No business owner in British Columbia wishes to be held responsible for harm to employees. While accidents are known to happen when least expected, employers are required to take reasonable steps to prevent workplace injuries. Employers who properly comply with due diligence requirements will not be accused of exposing their workers to known hazards.
Diligent employers must familiarize themselves with their legal obligations as required by the Occupational Health and Safety Regulation and the Workers’ Compensation Act. Generally speaking, an employer must identify workplace hazards and set in place measures to prevent injuries, and ensure all workers are fully informed of all potential dangers they might face. Safety protocols must include risk analysis by knowledgeable individuals, and reviews of previous incidents and near misses, worker input, investigations and audit findings.
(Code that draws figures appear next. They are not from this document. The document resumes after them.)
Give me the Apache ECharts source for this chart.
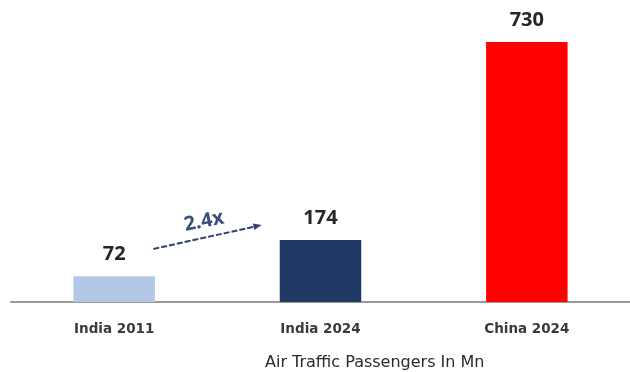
<!DOCTYPE html>
<html>
<head>
<meta charset="utf-8">
<style>
  html, body { margin: 0; padding: 0; background: #fff; }
  #chart { width: 630px; height: 372px; }
</style>
<script src="https://cdn.jsdelivr.net/npm/echarts@6/dist/echarts.min.js"></script>
</head>
<body>
<div id="chart"></div>
<script>
// Air traffic passengers, millions
const categories = ['India 2011', 'India 2024', 'China 2024'];
const passengers = [72, 174, 730];
const barColors = ['#b4c7e7', '#1f3864', '#ff0000'];
const growthLabel = '2.4x';
const axisTitle = 'Air Traffic Passengers In Mn';

const chart = echarts.init(document.getElementById('chart'));

chart.setOption({
  animation: false,
  title: {
    text: axisTitle,
    left: 265,
    top: 355,
    padding: 0,
    textStyle: { fontFamily: 'DejaVu Sans', fontSize: 16, fontWeight: 'normal', color: '#2a2a2a' }
  },
  grid: { left: 11, width: 623, top: 17, bottom: 70 },
  xAxis: {
    type: 'category',
    data: categories,
    axisLine: { lineStyle: { color: '#9a9a9a', width: 2 } },
    axisTick: { show: false },
    axisLabel: { fontFamily: 'DejaVu Sans', fontSize: 13.5, fontWeight: 'bold', color: '#3a3a3a', margin: 20 }
  },
  yAxis: {
    type: 'value',
    min: 0,
    max: 800,
    show: false,
    splitLine: { show: false }
  },
  series: [{
    type: 'bar',
    barWidth: '39.5%',
    data: passengers.map((v, i) => ({ value: v, itemStyle: { color: barColors[i] } })),
    label: {
      show: true,
      position: 'top',
      distance: 12,
      fontFamily: 'Open Sans',
      fontSize: 20,
      fontWeight: 700,
      color: '#262626'
    }
  }]
});

// Growth arrow between the two India bars, placed in data space
function toPx(catPos, value) {
  const a = chart.convertToPixel({ gridIndex: 0 }, [0, value]);
  const b = chart.convertToPixel({ gridIndex: 0 }, [1, value]);
  return [a[0] + (b[0] - a[0]) * catPos, a[1]];
}
const start = toPx(0.19, 149);
const end = toPx(0.715, 216);
const angle = Math.atan2(end[1] - start[1], end[0] - start[0]);
const head = 9;
const textPos = toPx(0.435, 226);

chart.setOption({
  graphic: [
    {
      type: 'line',
      shape: { x1: start[0], y1: start[1], x2: end[0] - Math.cos(angle) * 5, y2: end[1] - Math.sin(angle) * 5 },
      style: { stroke: '#2f4270', lineWidth: 2, lineDash: [6, 2] }
    },
    {
      type: 'polygon',
      shape: {
        points: [
          end,
          [end[0] - head * Math.cos(angle - 0.38), end[1] - head * Math.sin(angle - 0.38)],
          [end[0] - head * Math.cos(angle + 0.38), end[1] - head * Math.sin(angle + 0.38)]
        ]
      },
      style: { fill: '#2f4270' }
    },
    {
      type: 'text',
      x: textPos[0],
      y: textPos[1],
      rotation: 0.2,
      style: {
        text: growthLabel,
        fontFamily: 'Open Sans',
        fontSize: 20,
        fontWeight: 700,
        fill: '#3a4e7c',
        align: 'center',
        verticalAlign: 'middle'
      }
    }
  ]
});
</script>
</body>
</html>
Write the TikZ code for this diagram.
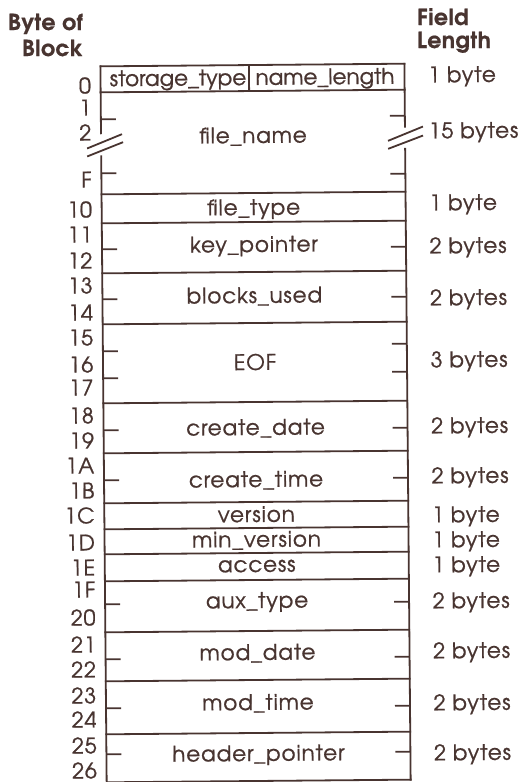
\documentclass[tikz,border=0pt]{standalone}
\usepackage{fontspec}
\setmainfont{texgyreadventor}[Extension=.otf, UprightFont=*-regular, BoldFont=*-bold, LetterSpace=4, FakeBold=0.8, BoldFeatures={FakeBold=0.6,LetterSpace=2}]
\definecolor{ink}{RGB}{72,52,48}
\begin{document}
\begin{tikzpicture}[x=1pt,y=-1pt,
  rule/.style={draw=ink,line width=1.8pt,line cap=rect},
  tick/.style={draw=ink,line width=1.8pt},
  lab/.style={text=ink,inner sep=0pt,font=\fontsize{21.5}{25}\selectfont},
  fld/.style={lab,anchor=base},
  tight/.style={fld,font=\fontsize{21.5}{25}\selectfont\addfontfeature{LetterSpace=0}},
  num/.style={lab,anchor=base east},
  len/.style={lab,anchor=base west},
  head/.style={lab,font=\fontsize{22}{26}\selectfont\bfseries}]
\useasboundingbox (0,0) rectangle (518,782);
\fill[white] (0,0) rectangle (518,782);
\begin{scope}[rotate around={0.5:(255,420)},transform shape]
\def\L{103.5}\def\R{407.5}
% outer sides with breaks
\draw[rule] (\L,65) -- (\L,132);
\draw[rule] (\L,155) -- (\L,781);
\draw[rule] (\R,65) -- (\R,128);
\draw[rule] (\R,150) -- (\R,781);
% horizontal rules
\foreach \y in {65,91,193,222,272,323,402,452,502,528,553,580,631,680,733,781}
  \draw[rule] (\L,\y) -- (\R,\y);
\draw[rule] (252,65) -- (252,91);
% break marks
\draw[tick] (89.5,147) -- (124.5,133);
\draw[tick] (89.5,155) -- (125.5,141);
\draw[tick] (390.5,142) -- (425.5,128);
\draw[tick] (390.5,150) -- (425.5,137);
% ticks
\foreach \y in {118,172,248,298,350,377,429,479,603,658,707,753}
  \draw[tick] (\L,\y) -- ++(15,0);
\foreach \y in {117,175,248,298,345,373,429,479,603,658,707,753}
  \draw[tick] (\R,\y) -- ++(-15,0);
% field names
\node[tight] (st) at (181,85) {storage\_type};
\node[tight] (nl) at (328,85) {name\_length};
\node[fld] (fn) at (255.5,143) {file\_name};
\node[fld] (ft) at (255.5,215) {file\_type};
\node[fld] (kp) at (255.5,252) {key\_pointer};
\node[fld] (bu) at (255.5,303) {blocks\_used};
\node[fld] (eof) at (255.5,370) {EOF};
\node[fld] (cd) at (255.5,435) {create\_date};
\node[fld] (ct) at (255.5,487) {create\_time};
\node[fld] (ve) at (255.5,522) {version};
\node[fld] (mv) at (255.5,547) {min\_version};
\node[fld] (ac) at (255.5,572) {access};
\node[fld] (at) at (255.5,608) {aux\_type};
\node[fld] (md) at (255.5,660) {mod\_date};
\node[fld] (mt) at (255.5,710) {mod\_time};
\node[fld] (hp) at (255.5,761) {header\_pointer};
% byte numbers
\foreach \t/\y [count=\i] in {0/92,1/114,2/139,F/186,10/216,11/241,12/267,13/292,14/319,15/344,16/371,17/394,18/422,19/447,1A/472,1B/497,1C/522,1D/549,1E/574,1F/596,20/624,21/651,22/676,23/702,24/726,25/752,26/777}
  \node[num] (n\i) at (94,\y) {\t};
% field lengths
\foreach \t/\y [count=\i] in {1 byte/84,15 bytes/140,1 byte/212,2 bytes/255,2 bytes/307,3 bytes/369,2 bytes/435,2 bytes/485,1 byte/524,1 byte/549,1 byte/574,2 bytes/610,2 bytes/660,2 bytes/712,2 bytes/762}
  \node[len] (l\i) at (431,\y) {\t};
\end{scope}
% headers
\node[head,anchor=base east] (h1) at (83,30) {Byte of};
\node[head,anchor=base east] (h2) at (83,56) {Block};
\node[head,anchor=base west] (h3) at (417,25) {Field};
\node[head,anchor=base west] (h4) at (417,48) {Length};
\end{tikzpicture}
\end{document}
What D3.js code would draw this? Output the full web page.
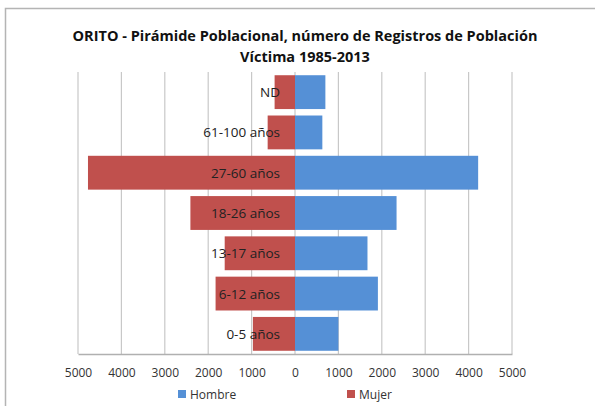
<!DOCTYPE html>
<html>
<head>
<meta charset="utf-8">
<script src="https://cdn.jsdelivr.net/npm/d3@7"></script>
<style>
  body { margin: 0; background: #fff; }
  text { font-family: "Open Sans", "Liberation Sans", sans-serif; }
</style>
</head>
<body>
<svg id="svg"></svg>
<script>
// datos
var categories = ["ND", "61-100 años", "27-60 años", "18-26 años", "13-17 años", "6-12 años", "0-5 años"];
var hombre = [700, 630, 4220, 2340, 1670, 1910, 1000];
var mujer = [470, 630, 4770, 2410, 1620, 1830, 970];
var ticks = [-5000, -4000, -3000, -2000, -1000, 0, 1000, 2000, 3000, 4000, 5000];
var seriesNames = ["Hombre", "Mujer"];
var colors = ["#5590d6", "#c0504d"];

var width = 595, height = 406;
var margin = {left: 78, right: 83, top: 72, bottom: 52};
var plot_w = width - margin.left - margin.right;
var plot_h = height - margin.top - margin.bottom;

var svg = d3.select("#svg").attr("width", width).attr("height", height);

// marco del grafico
svg.append("rect")
    .attr("x", 5.5).attr("y", 8.5)
    .attr("width", 600).attr("height", 420)
    .attr("fill", "none")
    .attr("stroke", "#b4b4b4")
    .attr("stroke-width", 1.5);

svg.append("text")
    .attr("x", 305).attr("y", 41)
    .attr("text-anchor", "middle")
    .attr("font-size", 14.5).attr("font-weight", "bold").attr("fill", "#111")
    .text("ORITO - Pirámide Poblacional, número de Registros de Población");
svg.append("text")
    .attr("x", 305).attr("y", 62)
    .attr("text-anchor", "middle")
    .attr("font-size", 14.5).attr("font-weight", "bold").attr("fill", "#111")
    .text("Víctima 1985-2013");

var container = svg.append("g").attr("transform", `translate(${margin.left}, ${margin.top})`);

var xScale = d3.scaleLinear().domain([-5000, 5000]).range([0, plot_w]);
var yScale = d3.scaleBand().domain(categories).range([0, plot_h]).paddingInner(0.16).paddingOuter(0.08);

// lineas de cuadricula
container.selectAll(".grid")
    .data(ticks)
    .enter()
    .append("line")
    .attr("x1", d => xScale(d)).attr("x2", d => xScale(d))
    .attr("y1", 0).attr("y2", plot_h)
    .attr("stroke", "#c8c8c8").attr("stroke-width", 1.2);

container.selectAll(".mujer")
    .data(categories)
    .enter()
    .append("rect")
    .attr("x", (d, i) => xScale(-mujer[i]))
    .attr("y", d => yScale(d))
    .attr("width", (d, i) => xScale(0) - xScale(-mujer[i]))
    .attr("height", yScale.bandwidth())
    .style("fill", colors[1]);

container.selectAll(".hombre")
    .data(categories)
    .enter()
    .append("rect")
    .attr("x", xScale(0))
    .attr("y", d => yScale(d))
    .attr("width", (d, i) => xScale(hombre[i]) - xScale(0))
    .attr("height", yScale.bandwidth())
    .style("fill", colors[0]);

// etiquetas de categoria
container.selectAll(".cat")
    .data(categories)
    .enter()
    .append("text")
    .attr("x", xScale(0) - 15)
    .attr("y", d => yScale(d) + yScale.bandwidth() / 2 + 5)
    .attr("text-anchor", "end")
    .attr("font-size", 13.5).attr("fill", "#222")
    .text(d => d);

// eje x
var xAxis = container.append("g")
    .attr("transform", `translate(0, ${plot_h})`)
    .call(d3.axisBottom(xScale).tickValues(ticks).tickSize(0).tickPadding(14).tickFormat(d => Math.abs(d)));
xAxis.select(".domain").attr("stroke", "#b0b0b0").attr("stroke-width", 1.5);
xAxis.selectAll("text").attr("font-size", 12).attr("fill", "#333")
    .style("font-family", "'Open Sans', 'Liberation Sans', sans-serif");

// leyenda
var legendX = [178, 347];
var legend = svg.selectAll(".legend")
    .data(seriesNames)
    .enter()
    .append("g")
    .attr("transform", (d, i) => `translate(${legendX[i]}, 390)`);
legend.append("rect").attr("width", 8).attr("height", 8).attr("fill", (d, i) => colors[i]);
legend.append("text").attr("x", 12).attr("y", 9)
    .attr("font-size", 12).attr("fill", "#333").text(d => d);
</script>
</body>
</html>
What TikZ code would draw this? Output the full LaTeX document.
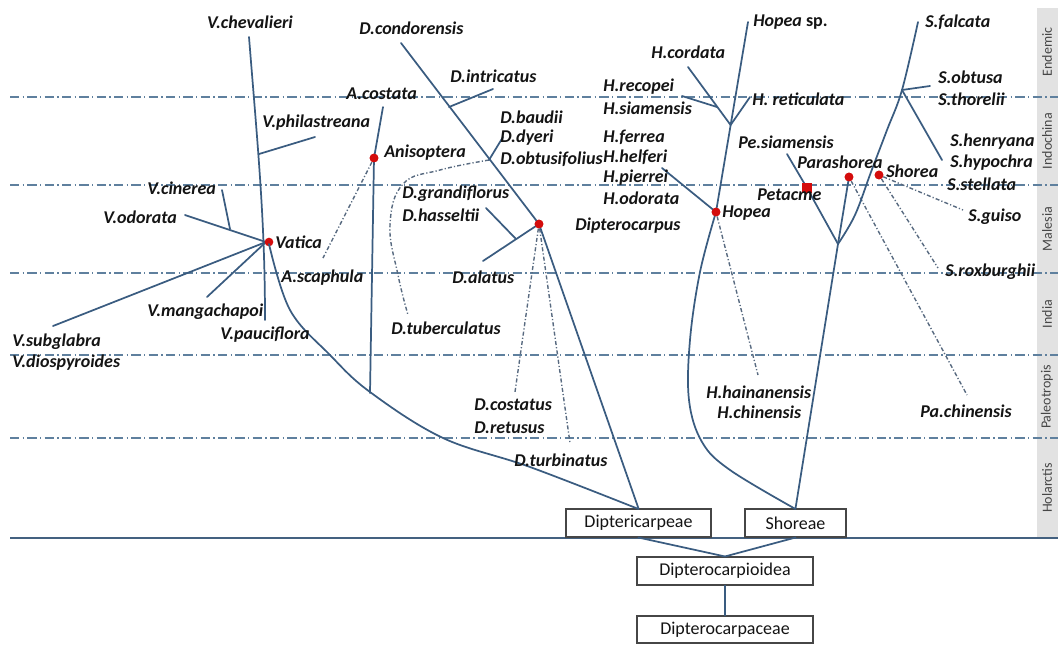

This must be followed by proactive policies in safety programs that cover procedures and practices with a minimum risk of injuries. Communication, supervision and enforcement of protocols are essential, as are frequent revisions and health and safety assessments. Any necessary adjustments must be made and put into practice. It is also good practice to record and document all the details to give evidence of compliance with the required standards and be able to demonstrate continued vigilance.
While British Columbia business owners might recognize their due diligence with respect to occupational health and safety as a daunting responsibility, help is available. An experienced lawyer who frequently deals with issues that involve the Occupational Health and Safety Regulation and the Workers’ Compensation Act can provide the necessary support and guidance in establishing safety protocols and ensuring due diligence is taken. A lawyer can also handle any legal action that a business owner might face in the aftermath of workplace injuries.